Yet again I was disappointed to read a news article about a very serious case of workplace bullying. The abuse bookstore employee Wendy Swan endured from her boss was extraordinary. The list of outrageous behaviours from the manager in question is long and varied. Over the 5 years of her employment Wendy had a book and random stationary flung at her, was banned from eating bananas inside, was forced to memorise booklists and restricted to meaningless tasks. If that isn’t bad enough Wendy was also routinely subjected to abusive and violent outbursts.
Determined not to allow a bully to drive her from a job and workplace she loved, Wendy endured the abuse until finally she had a mental breakdown. The good news is Wendy, who hasn’t worked since 2007, was recently awarded close to $600,000 in compensation. $292,554.38 for past and future loss of earnings and $300,000 in pain and suffering. While that’s a lot of money it’s not enough to compensate Wendy for what has been taken from her. No amount of money can do that.
The court found the bullying had turned Wendy from a “bubbly, lively and caring” mother of two to a socially withdrawn woman suffering chronic anxiety and depression. Justice John Dixon was reported by the Herald Sun as saying “… Mr Cowell felt no compunction to treat the plaintiff with the level of respect that is reasonably expected”. He said had Wendy’s complaints been dealt with when they were made, she would not have suffered significant psychological injury.
While the bullying behaviour is appalling the inaction of other people managers in the organisation is also unacceptable. Despite Wendy first raising a complaint in 2003 no one stepped up and took action to address the bully’s behaviour?

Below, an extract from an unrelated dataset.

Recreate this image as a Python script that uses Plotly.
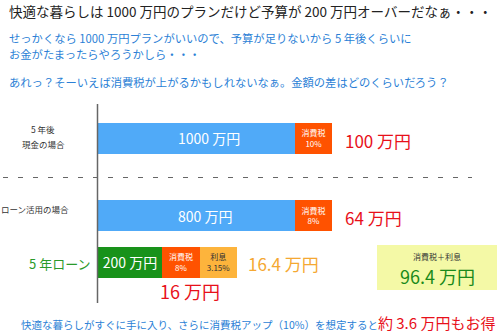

She complained of being subjected to sarcasm, hostility, rudeness, and violent behaviour. So why were the people in a position to take action not more concerned or even angry enough to step in and defend Wendy? People in positions of power who stand back and allow bullying to happen are far from what I regard as a leader.
Ignorance is no excuse – even without her initial and subsequent complaints, surely someone in the leadership ranks noticed that Wendy needed support. Given her manager also racially vilified people of Asian appearance and dark-skinned students employed as casuals, it’s difficult to believe other people managers weren’t aware of how Wendy was being treated. The lack of compassion and irresponsibility it takes to allow abuse such as Wendy endured to happen in any organisation is upsetting to contemplate.
It’s not good enough for anyone in a leadership role to turn the other cheek and allow staff to be damaged in the way Wendy has been. While people leaders have a lawful obligation to safeguard the health and wellbeing of all staff in their organisation (irrespective of whether or not they report directly to them) I believe every person in a business has a moral obligation to look out for one another.
In my latest book The People Manager’s Toolkit I share a code of management conduct that when applied will ensure people are treated with the respect and decency they deserve. The first priority I argue is to earn trust and respect. To do that every leader must lead by example and demonstrate the standard of behaviour expected. The second priority I describe is taking ownership and holding ourselves accountable for meeting the obligations of our role. Her manager as well as other leaders in this organisation let Wendy down by failing to enforce these standards of conduct.
How will Wendy get on from here I wonder? While no doubt the financial compensation she is due to receive will make a positive difference in her life that money can’t buy everything. My hope is that Wendy also has the support she needs to work through and hopefully overcome the mental and emotional impacts of being bullied? The compensation awarded is for earnings and pain and suffering – Wendy shouldn’t have to use any of it to pay for health services she may need.